Crafting is easy, it's just incredibly time consuming.
In fact, I've been spending the past few months doing nothing but crafting in the game, just because I want to max out everything. (I was tired of buying everything and losing money, plus I want to be maxed out for the company and start building a cash wad for us.)
What I've learned, no matter which one you want to start with:
-Do the main missions for your craft first. You'll eventually hit a mission lock that forces you to grind on your own until you reach the next required level (usually lvl 5, 10, 15, etc.). Also, unless the quest requires a High Quality item, don't waste your time. Just craft it and send it in.
-Then it's time to hit the fieldcraft levequests. As skill allows, this is where you want to strive making HQ items, because they double your EXP per finished quest. This jumps your levels considerably.
Usually in the 15-25 fieldcraft quests you can grind really easy, because they'll ask for 3 of something to deliver, and will continue to ask for more if you have some. This usually continues about 4 times in total, so you can just keeping crafting the same thing without having to run back to the levequest booth over and over to accept missions.
-Also note: If you have a few trades already leveled (particularly weaver, leatherworker, and goldsmith) you can probably make your own clothes. You definitely want to make HQ ones, and materia meld them when you can for more stats. This way, you really don't need to accept clothes as your optional reward at the end of main quests and can just accept the money reward (unless you want something untradeable, but that rarely comes up in crafting missions).
EDIT:
-Forgot to mention, make sure your Disciples of the Land jobs are leveled enough first (miner, botanist, fisher), usually between 15-30. Otherwise it forces you to buy material from the shops and burns money really quickly. It also gives you a chance to start digging for HQ material to work with.
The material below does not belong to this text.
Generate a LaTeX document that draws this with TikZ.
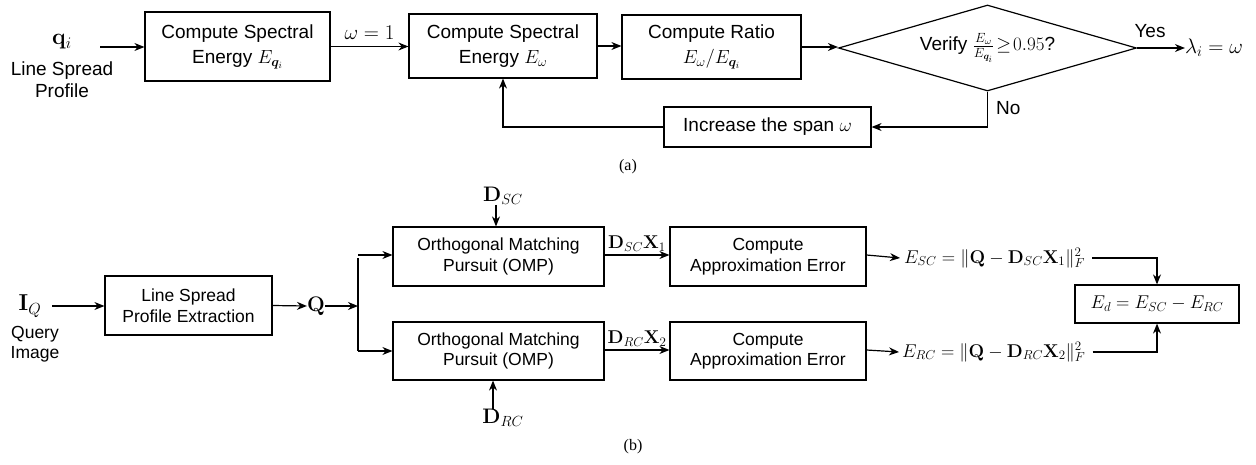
\RequirePackage{fix-cm}
\documentclass[tikz,border=0pt]{standalone}
\usepackage{amsmath,bm}
\usepackage[no-math]{fontspec}
\setmainfont{Liberation Sans}
\newfontfamily\capfont{Liberation Serif}
\usetikzlibrary{arrows.meta,shapes.geometric}
\begin{document}
\begin{tikzpicture}[x=1pt,y=-1pt,
  box/.style={draw, line width=1.2pt, align=center, inner sep=0pt, font=\fontsize{19}{25}\selectfont},
  boxb/.style={draw, line width=1.2pt, align=center, inner sep=0pt, font=\fontsize{17.5}{20.5}\selectfont},
  arr/.style={-{Stealth[length=10pt,width=8pt]}, line width=1.2pt},
  ln/.style={line width=1.2pt},
  lbl/.style={inner sep=0pt, align=center, font=\fontsize{19}{22}\selectfont},
  lblb/.style={inner sep=0pt, align=center, font=\fontsize{17.5}{20}\selectfont},
  mth/.style={inner sep=0pt, font=\fontsize{21}{23}\selectfont},
  fml/.style={inner sep=0pt, font=\fontsize{18.5}{21}\selectfont},
  big/.style={inner sep=0pt, font=\fontsize{23}{25}\selectfont},
  captxt/.style={inner sep=0pt, font=\capfont\fontsize{16}{18}\selectfont}]
\useasboundingbox (0,0) rectangle (1256,464);
% ---------- (a) ----------
\node[big] (qi) at (62,42) {$\mathbf{q}_i$};
\node[lbl] (lsp) at (62,80) {Line Spread\\Profile};
\coordinate (qa) at (100,47);
\node[box, minimum width=185pt, minimum height=69pt] (b1) at (237.5,46.5) {Compute Spectral\\Energy $E_{\bm{q}_i}$};
\node[box, minimum width=188pt, minimum height=64pt] (b2) at (503,46) {Compute Spectral\\Energy $E_{\omega}$};
\node[box, minimum width=179pt, minimum height=64pt] (b3) at (711.5,47) {Compute Ratio\\$E_{\omega}/E_{\bm{q}_i}$};
\node[draw, diamond, line width=1.2pt, inner sep=0pt, shape aspect=3.4, minimum width=298pt, minimum height=86pt, font=\fontsize{19}{22}\selectfont] (dia) at (987.5,48) {Verify $\frac{E_\omega}{E_{\bm{q}_i}}\!\geq\!0.95$?};
\node[mth] (lam) at (1214,48) {$\lambda_i=\omega$};
\node[box, minimum width=207pt, minimum height=40pt] (b4) at (767.5,127) {Increase the span $\omega$};
\draw[arr] (qa) -- (b1.west |- qa);
\draw[arr] (b1.east) -- (b2.west |- b1.east) node[midway, above=6pt, mth] {$\omega=1$};
\draw[arr] (b2.east) -- (b3.west |- b2.east);
\draw[arr] (b3.east) -- (dia.west |- b3.east);
\draw[arr] (dia.east) -- (lam.west);
\node[lbl] (yes) at (1150,31) {Yes};
\draw[arr] (dia.south) |- (b4.east);
\node[lbl, anchor=west] (no) at (996,108) {No};
\draw[arr] (b4.west) -| (b2.south);
\node[captxt] (capa) at (628,167) {(a)};
% ---------- (b) ----------
\node[big] (iq) at (30,306) {$\mathbf{I}_Q$};
\node[lblb] (qimg) at (35,344) {Query\\Image};
\coordinate (ia) at (52,306);
\node[boxb, minimum width=167pt, minimum height=59pt] (b5) at (188.5,305.5) {Line Spread\\Profile Extraction};
\node[mth] (Q) at (316,306) {$\mathbf{Q}$};
\coordinate (br) at (358,306);
\node[boxb, minimum width=211pt, minimum height=59pt] (b6) at (498.5,256.5) {Orthogonal Matching\\Pursuit (OMP)};
\node[boxb, minimum width=211pt, minimum height=58pt] (b7) at (498.5,351) {Orthogonal Matching\\Pursuit (OMP)};
\node[boxb, minimum width=196pt, minimum height=59pt] (b8) at (768,256.5) {Compute\\Approximation Error};
\node[boxb, minimum width=196pt, minimum height=58pt] (b9) at (768,351) {Compute\\Approximation Error};
\node[mth] (dsc) at (503,196) {$\mathbf{D}_{SC}$};
\node[mth] (drc) at (503,418) {$\mathbf{D}_{RC}$};
\node[fml, anchor=west] (esc) at (904,258) {$E_{SC}=\|\mathbf{Q}-\mathbf{D}_{SC}\mathbf{X}_1\|_F^2$};
\node[fml, anchor=west] (erc) at (902,352) {$E_{RC}=\|\mathbf{Q}-\mathbf{D}_{RC}\mathbf{X}_2\|_F^2$};
\node[draw, line width=1.2pt, inner sep=0pt, minimum width=164pt, minimum height=38pt, font=\fontsize{18.5}{21}\selectfont] (b10) at (1157,304) {$E_d=E_{SC}-E_{RC}$};
\draw[arr] (ia) -- (b5.west |- ia);
\draw[arr] (b5.east) -- (Q.west);
\draw[arr] (Q.east) -- (br);
\draw[ln] ([yshift=-1.5pt]br |- b6.west) -- ([yshift=0.5pt]br |- b7.west);
\draw[arr] ([yshift=1.5pt]br |- b6.west) -- ([yshift=1.5pt]b6.west);
\draw[arr] (br |- b7.west) -- (b7.west);
\draw[arr] ([xshift=-7pt]dsc.south) -- ([xshift=-7pt]dsc.south |- b6.north);
\draw[arr] ([xshift=-10pt]drc.north) -- ([xshift=-10pt]drc.north |- b7.south);
\draw[arr] ([yshift=1.5pt]b6.east) -- ([yshift=1.5pt]b8.west) node[midway, above=3pt, fml] {$\mathbf{D}_{SC}\mathbf{X}_1$};
\draw[arr] ([yshift=1pt]b7.east) -- ([yshift=1pt]b9.west) node[midway, above=3pt, fml] {$\mathbf{D}_{RC}\mathbf{X}_2$};
\draw[arr] ([yshift=1.5pt]b8.east) -- ([xshift=-4pt]esc.west);
\draw[arr] ([yshift=1pt]b9.east) -- ([xshift=-3pt]erc.west);
\draw[arr] ([xshift=7pt]esc.east) -| (b10.north);
\draw[arr] ([xshift=7pt]erc.east) -| (b10.south);
\node[captxt] (capb) at (633,447) {(b)};
\end{tikzpicture}
\end{document}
They can be leveled in the same way by using main quests and fieldquests, but after working in the land classes over time, they end up grinding themselves.
EDIT:
-I would level up the leatherworker job first. It has the "Waste Not Want Not" ability, which can transfer to your other crafting jobs. It subdivides 2 of your durability turns into 4, but actually ends up giving you an extra 5 turns in total if you time it right. It's the best ability in crafting IMO.
-When making HQ items, always watch the "Normal/good/poor/excellent" status in the bottom left corner of the crafting menu. It's the roulette wheel of crafting, and lets you determine when to use a touch action to boost quality percentage (HQ.) Sometimes you're forced to give up a chance, but if you ever hit Good or Excellent and you can use a touch action, do it. The percentage will climb (tremendously with Excellent.)